- Exercise directions
Scan the records below for the line containing "Give me the" and the line containing "const operators = ['=', '+', '+', '+', '+', '+'];". Copy both, plus every line between, exactly.

— start Data lines —

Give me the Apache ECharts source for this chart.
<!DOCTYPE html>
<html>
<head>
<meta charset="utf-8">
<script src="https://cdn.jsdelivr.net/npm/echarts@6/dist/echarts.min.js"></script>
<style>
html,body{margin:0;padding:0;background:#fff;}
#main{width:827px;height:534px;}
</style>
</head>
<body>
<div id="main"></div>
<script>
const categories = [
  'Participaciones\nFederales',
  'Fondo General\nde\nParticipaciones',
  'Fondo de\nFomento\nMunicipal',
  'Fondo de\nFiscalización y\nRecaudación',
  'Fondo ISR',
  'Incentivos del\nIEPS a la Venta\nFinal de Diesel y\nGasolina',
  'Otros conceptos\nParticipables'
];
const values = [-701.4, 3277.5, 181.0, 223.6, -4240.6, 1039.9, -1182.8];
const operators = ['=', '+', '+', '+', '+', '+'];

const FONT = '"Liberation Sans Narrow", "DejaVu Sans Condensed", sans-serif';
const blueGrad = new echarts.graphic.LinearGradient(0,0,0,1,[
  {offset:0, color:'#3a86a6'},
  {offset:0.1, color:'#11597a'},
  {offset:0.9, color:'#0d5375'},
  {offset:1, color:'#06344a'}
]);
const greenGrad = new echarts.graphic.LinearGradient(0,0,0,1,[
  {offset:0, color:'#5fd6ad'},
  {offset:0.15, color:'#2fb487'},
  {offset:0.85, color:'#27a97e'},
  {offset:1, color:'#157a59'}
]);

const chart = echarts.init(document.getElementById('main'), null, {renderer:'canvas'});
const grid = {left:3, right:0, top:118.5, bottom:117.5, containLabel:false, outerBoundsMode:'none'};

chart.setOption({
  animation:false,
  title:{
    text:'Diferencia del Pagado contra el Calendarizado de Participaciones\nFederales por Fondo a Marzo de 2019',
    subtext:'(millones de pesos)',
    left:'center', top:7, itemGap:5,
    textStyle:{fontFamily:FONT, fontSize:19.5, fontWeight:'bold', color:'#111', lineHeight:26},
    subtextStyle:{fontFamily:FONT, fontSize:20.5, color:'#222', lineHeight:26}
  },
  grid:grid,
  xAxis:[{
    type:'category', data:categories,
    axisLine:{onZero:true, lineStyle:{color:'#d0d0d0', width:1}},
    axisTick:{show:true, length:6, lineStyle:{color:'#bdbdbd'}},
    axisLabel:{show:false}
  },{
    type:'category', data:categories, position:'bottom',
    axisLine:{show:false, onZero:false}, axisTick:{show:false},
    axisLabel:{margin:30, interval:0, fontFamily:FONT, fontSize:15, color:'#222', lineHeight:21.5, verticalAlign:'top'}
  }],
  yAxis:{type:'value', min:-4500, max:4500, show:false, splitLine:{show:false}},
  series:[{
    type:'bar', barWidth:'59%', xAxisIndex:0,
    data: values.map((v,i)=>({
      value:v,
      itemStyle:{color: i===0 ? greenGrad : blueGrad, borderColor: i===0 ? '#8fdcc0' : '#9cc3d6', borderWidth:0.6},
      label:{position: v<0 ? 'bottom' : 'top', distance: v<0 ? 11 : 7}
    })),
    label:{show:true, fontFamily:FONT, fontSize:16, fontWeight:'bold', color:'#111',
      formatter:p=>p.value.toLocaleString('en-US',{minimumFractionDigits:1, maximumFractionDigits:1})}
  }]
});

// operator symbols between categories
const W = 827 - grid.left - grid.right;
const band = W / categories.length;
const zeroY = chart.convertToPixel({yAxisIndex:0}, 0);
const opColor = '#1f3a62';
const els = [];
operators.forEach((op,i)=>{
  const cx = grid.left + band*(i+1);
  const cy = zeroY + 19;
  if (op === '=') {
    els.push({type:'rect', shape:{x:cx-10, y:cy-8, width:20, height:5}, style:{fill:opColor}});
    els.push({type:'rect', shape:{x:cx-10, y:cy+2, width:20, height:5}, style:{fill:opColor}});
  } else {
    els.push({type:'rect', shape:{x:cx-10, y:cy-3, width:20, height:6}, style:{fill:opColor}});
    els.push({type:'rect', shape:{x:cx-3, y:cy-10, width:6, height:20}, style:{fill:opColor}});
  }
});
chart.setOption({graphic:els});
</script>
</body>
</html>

— end Data lines —
— start Data lines —

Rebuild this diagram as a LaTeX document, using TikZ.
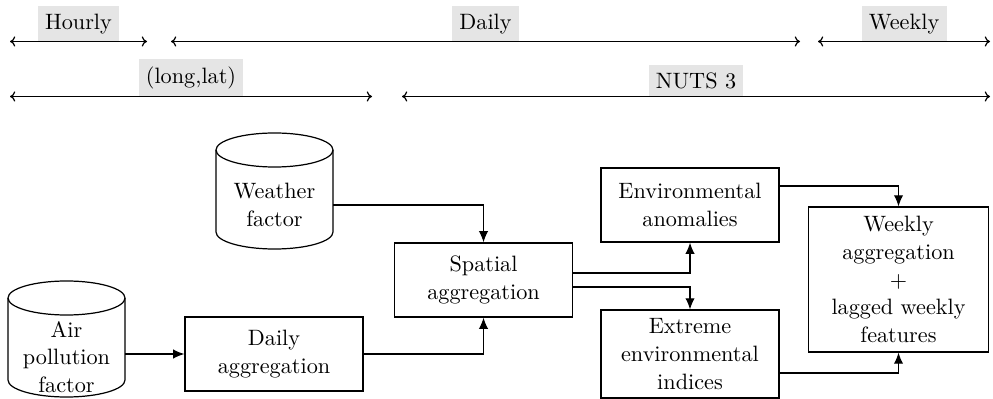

— end Data lines —

- Solution to this exercise
Give me the Apache ECharts source for this chart.
<!DOCTYPE html>
<html>
<head>
<meta charset="utf-8">
<script src="https://cdn.jsdelivr.net/npm/echarts@6/dist/echarts.min.js"></script>
<style>
html,body{margin:0;padding:0;background:#fff;}
#main{width:827px;height:534px;}
</style>
</head>
<body>
<div id="main"></div>
<script>
const categories = [
  'Participaciones\nFederales',
  'Fondo General\nde\nParticipaciones',
  'Fondo de\nFomento\nMunicipal',
  'Fondo de\nFiscalización y\nRecaudación',
  'Fondo ISR',
  'Incentivos del\nIEPS a la Venta\nFinal de Diesel y\nGasolina',
  'Otros conceptos\nParticipables'
];
const values = [-701.4, 3277.5, 181.0, 223.6, -4240.6, 1039.9, -1182.8];
const operators = ['=', '+', '+', '+', '+', '+'];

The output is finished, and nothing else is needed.